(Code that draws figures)
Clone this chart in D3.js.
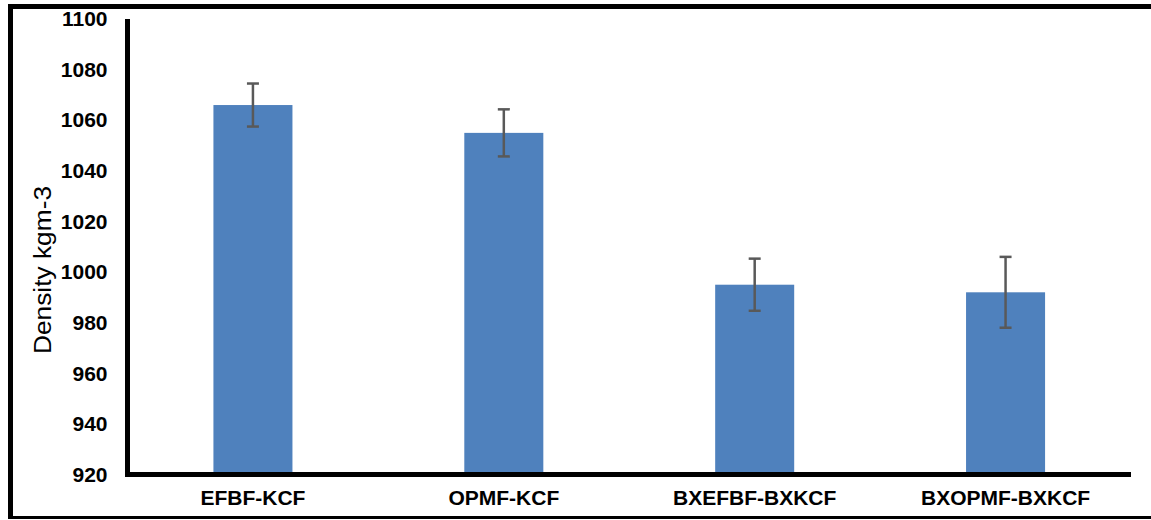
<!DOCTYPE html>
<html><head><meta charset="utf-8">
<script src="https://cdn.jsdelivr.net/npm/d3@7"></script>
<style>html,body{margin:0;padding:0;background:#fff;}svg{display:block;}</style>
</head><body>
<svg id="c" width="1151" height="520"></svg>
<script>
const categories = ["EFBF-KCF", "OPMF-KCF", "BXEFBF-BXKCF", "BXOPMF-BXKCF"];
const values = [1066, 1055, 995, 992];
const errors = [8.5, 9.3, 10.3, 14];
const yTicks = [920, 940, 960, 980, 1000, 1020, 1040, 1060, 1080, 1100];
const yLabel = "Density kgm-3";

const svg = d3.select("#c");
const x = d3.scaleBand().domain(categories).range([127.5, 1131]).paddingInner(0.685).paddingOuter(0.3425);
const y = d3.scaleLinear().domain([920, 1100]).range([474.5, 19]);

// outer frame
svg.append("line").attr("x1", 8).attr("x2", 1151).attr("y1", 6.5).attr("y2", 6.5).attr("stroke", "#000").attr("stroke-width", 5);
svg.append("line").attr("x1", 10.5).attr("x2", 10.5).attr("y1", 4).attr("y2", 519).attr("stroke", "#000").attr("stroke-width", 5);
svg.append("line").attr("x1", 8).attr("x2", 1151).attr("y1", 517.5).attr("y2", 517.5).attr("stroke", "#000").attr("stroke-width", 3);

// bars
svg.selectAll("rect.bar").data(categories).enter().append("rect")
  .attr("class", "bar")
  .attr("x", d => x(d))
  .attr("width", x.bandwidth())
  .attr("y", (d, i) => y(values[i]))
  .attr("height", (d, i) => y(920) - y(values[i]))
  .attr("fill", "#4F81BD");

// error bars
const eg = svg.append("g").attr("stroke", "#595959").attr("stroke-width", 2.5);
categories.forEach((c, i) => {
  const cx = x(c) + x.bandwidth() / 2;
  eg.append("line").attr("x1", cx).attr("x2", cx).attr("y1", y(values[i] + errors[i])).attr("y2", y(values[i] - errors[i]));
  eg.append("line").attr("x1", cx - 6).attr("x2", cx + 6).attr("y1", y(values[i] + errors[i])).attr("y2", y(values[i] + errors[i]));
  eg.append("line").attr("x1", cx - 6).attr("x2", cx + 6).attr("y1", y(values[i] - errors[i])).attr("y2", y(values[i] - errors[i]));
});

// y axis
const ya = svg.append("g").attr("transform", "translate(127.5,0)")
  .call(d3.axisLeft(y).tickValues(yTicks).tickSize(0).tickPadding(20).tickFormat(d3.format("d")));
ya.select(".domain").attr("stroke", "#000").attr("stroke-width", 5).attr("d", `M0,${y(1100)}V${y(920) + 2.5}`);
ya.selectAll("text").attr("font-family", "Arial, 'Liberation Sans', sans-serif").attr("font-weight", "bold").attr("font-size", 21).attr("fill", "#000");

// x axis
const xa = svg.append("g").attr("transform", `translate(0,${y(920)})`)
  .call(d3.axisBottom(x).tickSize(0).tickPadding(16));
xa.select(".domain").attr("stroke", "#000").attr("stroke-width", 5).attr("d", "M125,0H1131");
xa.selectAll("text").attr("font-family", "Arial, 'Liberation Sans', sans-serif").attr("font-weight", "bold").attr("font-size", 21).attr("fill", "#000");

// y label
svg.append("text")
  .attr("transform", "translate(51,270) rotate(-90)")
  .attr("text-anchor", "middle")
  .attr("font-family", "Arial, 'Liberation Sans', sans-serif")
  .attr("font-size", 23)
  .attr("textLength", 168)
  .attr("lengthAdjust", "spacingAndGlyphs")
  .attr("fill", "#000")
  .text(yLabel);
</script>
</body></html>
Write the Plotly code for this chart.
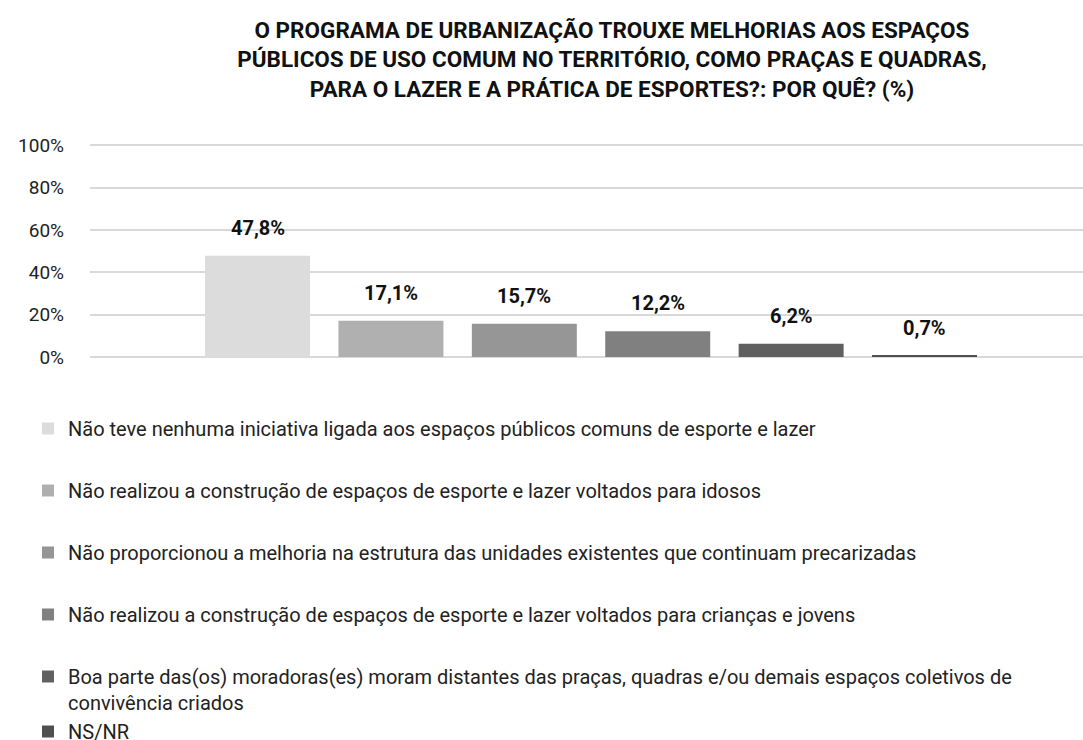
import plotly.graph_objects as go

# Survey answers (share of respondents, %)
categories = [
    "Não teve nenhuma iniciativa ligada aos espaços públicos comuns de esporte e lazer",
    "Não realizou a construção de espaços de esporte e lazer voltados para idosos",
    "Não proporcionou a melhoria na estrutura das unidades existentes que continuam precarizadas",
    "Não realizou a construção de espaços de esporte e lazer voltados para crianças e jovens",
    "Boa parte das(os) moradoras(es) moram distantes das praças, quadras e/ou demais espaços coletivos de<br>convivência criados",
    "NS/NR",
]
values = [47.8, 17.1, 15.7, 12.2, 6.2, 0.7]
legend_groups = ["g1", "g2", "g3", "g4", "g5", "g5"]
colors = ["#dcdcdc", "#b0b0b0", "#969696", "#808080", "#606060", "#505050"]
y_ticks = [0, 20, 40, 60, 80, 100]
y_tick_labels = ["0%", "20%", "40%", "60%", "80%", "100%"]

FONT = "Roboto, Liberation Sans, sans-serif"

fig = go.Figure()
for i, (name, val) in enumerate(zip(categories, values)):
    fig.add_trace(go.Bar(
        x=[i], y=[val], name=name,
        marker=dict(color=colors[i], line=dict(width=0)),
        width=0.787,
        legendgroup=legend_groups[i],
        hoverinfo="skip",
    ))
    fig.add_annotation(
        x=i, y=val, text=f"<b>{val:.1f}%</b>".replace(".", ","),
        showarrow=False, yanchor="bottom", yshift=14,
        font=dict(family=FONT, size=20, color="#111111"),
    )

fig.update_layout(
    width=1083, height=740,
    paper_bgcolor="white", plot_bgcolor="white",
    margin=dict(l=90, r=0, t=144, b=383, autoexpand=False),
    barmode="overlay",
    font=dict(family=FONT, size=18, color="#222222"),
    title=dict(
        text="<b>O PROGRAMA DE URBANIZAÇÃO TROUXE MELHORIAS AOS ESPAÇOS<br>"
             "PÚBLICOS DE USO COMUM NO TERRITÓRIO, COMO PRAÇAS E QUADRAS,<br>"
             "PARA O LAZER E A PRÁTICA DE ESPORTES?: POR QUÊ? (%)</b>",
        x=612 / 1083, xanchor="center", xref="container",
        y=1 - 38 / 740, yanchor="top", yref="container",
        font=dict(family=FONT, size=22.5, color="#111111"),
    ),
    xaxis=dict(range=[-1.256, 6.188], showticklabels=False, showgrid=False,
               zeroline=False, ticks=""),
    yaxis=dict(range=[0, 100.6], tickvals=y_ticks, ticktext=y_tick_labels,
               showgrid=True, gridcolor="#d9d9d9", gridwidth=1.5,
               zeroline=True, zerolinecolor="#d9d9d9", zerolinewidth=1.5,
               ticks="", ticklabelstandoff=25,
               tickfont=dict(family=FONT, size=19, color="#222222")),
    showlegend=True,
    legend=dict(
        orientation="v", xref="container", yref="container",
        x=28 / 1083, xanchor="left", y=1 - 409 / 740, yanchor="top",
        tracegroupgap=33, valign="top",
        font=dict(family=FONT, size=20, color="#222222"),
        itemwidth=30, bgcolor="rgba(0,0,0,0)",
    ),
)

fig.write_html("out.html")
--
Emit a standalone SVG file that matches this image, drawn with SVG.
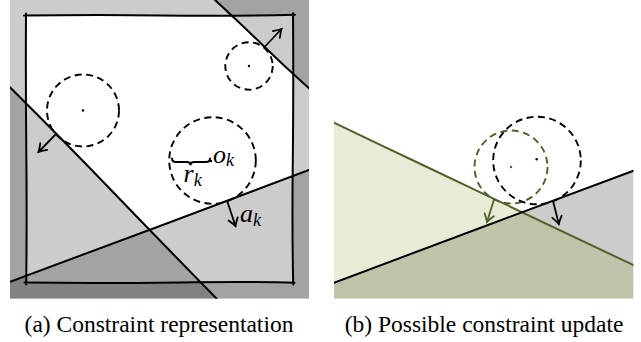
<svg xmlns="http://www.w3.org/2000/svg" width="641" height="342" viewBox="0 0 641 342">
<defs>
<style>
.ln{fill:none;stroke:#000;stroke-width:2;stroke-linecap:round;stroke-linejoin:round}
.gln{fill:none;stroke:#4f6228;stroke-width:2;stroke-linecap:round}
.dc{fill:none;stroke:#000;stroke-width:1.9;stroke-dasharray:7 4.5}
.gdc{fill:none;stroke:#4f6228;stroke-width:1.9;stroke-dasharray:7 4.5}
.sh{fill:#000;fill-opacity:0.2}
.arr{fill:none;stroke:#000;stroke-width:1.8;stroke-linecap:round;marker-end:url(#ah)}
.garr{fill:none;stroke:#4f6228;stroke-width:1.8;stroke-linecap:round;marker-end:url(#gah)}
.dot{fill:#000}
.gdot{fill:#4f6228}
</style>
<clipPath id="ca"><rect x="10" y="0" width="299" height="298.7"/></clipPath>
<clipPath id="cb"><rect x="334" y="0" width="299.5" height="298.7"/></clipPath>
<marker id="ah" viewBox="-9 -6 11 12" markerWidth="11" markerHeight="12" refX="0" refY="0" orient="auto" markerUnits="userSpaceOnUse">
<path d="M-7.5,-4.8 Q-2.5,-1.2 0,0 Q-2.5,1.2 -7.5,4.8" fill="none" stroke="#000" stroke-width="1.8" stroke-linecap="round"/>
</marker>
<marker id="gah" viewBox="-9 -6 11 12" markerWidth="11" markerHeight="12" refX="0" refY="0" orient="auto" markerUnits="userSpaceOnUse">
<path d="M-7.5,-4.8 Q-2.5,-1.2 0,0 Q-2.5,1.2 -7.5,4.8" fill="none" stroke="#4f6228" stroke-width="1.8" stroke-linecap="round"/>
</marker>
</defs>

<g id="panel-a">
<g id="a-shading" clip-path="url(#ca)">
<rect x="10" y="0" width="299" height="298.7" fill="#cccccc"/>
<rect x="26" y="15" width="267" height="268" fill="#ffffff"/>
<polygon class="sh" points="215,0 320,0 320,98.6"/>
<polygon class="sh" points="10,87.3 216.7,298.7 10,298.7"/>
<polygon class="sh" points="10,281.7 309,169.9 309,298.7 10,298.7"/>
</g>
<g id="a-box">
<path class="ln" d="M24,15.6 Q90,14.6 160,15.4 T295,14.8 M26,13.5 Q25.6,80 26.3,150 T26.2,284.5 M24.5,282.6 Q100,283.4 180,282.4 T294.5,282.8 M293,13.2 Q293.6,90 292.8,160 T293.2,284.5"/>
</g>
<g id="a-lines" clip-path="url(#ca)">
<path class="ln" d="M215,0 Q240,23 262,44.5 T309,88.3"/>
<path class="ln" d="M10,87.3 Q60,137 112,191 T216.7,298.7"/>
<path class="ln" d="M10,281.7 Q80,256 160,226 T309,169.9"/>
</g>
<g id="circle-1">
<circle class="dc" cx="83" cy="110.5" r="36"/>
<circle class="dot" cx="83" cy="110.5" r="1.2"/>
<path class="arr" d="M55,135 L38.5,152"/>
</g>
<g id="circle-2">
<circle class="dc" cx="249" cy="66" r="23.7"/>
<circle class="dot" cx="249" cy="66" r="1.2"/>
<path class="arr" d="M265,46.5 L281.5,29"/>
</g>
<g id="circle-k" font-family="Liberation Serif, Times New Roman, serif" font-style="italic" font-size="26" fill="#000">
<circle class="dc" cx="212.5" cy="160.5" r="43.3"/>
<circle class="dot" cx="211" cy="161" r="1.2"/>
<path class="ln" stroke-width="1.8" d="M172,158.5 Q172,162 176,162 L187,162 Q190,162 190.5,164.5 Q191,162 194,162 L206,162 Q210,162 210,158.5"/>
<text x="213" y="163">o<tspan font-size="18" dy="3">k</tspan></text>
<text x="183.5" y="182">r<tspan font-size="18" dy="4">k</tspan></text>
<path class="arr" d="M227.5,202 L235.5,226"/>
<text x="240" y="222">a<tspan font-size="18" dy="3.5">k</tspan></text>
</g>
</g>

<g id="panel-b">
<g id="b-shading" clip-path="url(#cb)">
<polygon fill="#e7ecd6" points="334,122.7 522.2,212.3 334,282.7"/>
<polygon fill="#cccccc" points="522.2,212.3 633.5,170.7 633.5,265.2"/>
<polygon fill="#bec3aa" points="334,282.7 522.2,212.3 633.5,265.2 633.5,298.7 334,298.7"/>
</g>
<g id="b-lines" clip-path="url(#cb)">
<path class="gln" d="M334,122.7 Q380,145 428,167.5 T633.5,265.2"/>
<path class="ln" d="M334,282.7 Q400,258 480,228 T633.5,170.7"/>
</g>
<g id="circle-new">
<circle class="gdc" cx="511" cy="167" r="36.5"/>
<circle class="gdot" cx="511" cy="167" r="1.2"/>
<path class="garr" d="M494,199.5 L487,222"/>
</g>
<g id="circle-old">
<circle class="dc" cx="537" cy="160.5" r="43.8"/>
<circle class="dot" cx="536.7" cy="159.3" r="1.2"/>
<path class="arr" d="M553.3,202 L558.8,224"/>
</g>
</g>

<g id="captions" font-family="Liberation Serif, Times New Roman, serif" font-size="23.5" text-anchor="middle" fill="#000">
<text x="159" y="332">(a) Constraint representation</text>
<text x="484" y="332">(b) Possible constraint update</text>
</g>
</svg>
* * *
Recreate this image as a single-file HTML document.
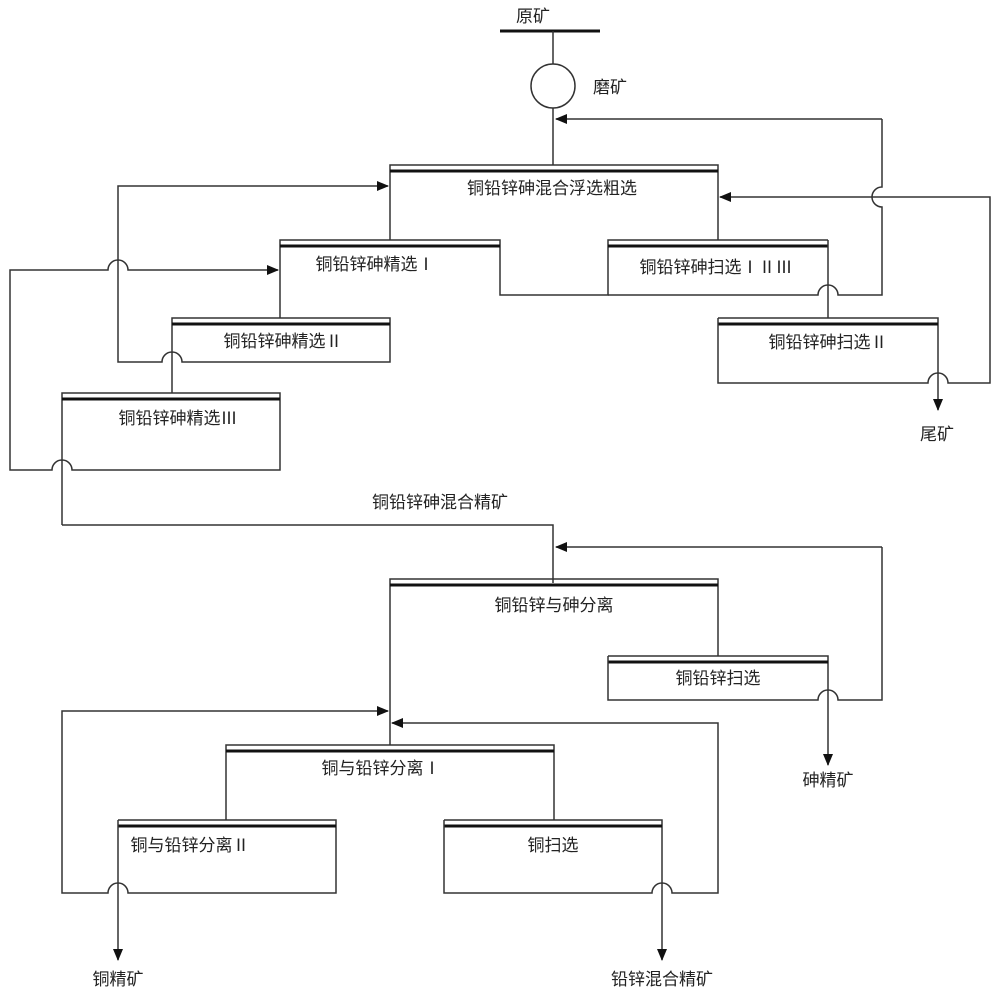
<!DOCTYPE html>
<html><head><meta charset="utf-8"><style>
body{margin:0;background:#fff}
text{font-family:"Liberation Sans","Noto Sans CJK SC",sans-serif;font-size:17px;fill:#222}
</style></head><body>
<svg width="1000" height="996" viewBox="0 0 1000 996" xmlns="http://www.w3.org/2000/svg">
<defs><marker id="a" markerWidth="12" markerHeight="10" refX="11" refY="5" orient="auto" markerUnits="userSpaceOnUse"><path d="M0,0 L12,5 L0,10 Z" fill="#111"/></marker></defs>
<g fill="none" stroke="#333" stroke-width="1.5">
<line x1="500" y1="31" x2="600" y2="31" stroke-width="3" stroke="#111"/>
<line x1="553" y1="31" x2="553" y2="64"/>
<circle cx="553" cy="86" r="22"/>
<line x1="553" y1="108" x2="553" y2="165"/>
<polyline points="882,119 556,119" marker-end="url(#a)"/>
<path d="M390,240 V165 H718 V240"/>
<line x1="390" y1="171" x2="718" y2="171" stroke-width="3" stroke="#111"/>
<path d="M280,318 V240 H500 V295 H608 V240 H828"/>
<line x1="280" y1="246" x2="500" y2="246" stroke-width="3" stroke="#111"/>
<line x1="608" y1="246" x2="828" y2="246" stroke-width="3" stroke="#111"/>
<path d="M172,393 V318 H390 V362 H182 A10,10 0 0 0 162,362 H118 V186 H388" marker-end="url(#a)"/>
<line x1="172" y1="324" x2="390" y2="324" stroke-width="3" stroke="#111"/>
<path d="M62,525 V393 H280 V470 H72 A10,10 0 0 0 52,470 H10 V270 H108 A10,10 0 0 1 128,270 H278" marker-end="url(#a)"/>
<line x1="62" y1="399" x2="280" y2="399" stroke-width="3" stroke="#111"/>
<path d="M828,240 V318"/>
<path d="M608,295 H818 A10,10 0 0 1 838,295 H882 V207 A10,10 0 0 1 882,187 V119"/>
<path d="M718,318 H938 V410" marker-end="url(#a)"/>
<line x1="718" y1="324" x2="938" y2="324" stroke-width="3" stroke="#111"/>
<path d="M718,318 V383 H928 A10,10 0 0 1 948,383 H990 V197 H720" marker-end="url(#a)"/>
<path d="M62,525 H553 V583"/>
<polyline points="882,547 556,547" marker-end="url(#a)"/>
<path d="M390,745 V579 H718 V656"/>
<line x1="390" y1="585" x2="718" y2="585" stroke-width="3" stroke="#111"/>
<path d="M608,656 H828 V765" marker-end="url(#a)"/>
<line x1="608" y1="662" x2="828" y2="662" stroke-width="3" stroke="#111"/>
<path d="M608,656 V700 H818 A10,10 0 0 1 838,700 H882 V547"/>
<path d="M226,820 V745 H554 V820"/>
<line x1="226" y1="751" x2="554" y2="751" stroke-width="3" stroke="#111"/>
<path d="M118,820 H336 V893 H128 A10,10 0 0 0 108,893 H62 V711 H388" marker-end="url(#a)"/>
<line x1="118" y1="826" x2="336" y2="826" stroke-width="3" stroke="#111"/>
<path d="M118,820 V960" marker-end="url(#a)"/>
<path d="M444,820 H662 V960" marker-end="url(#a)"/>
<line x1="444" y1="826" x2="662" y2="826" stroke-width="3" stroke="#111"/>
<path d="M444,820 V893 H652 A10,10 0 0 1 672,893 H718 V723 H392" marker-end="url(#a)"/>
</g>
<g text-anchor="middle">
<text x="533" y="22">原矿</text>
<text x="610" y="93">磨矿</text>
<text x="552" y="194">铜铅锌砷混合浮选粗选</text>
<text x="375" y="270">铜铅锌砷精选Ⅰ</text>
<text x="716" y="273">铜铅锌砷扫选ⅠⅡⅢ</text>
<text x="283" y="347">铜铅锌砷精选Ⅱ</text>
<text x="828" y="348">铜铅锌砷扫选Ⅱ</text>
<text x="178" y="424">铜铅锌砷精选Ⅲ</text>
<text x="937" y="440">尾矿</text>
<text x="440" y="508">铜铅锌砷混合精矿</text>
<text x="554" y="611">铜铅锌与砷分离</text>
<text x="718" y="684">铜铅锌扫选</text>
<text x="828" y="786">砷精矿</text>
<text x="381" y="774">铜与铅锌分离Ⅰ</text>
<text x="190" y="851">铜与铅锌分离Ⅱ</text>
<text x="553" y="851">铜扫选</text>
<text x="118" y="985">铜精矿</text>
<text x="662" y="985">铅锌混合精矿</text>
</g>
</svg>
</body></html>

## WHAT THIS TASK INVOLVES
Copy each line of the listing that holds the word "chart".

## TASK RESPONSE
Clone this chart in D3.js.
Write the Plotly code for this chart.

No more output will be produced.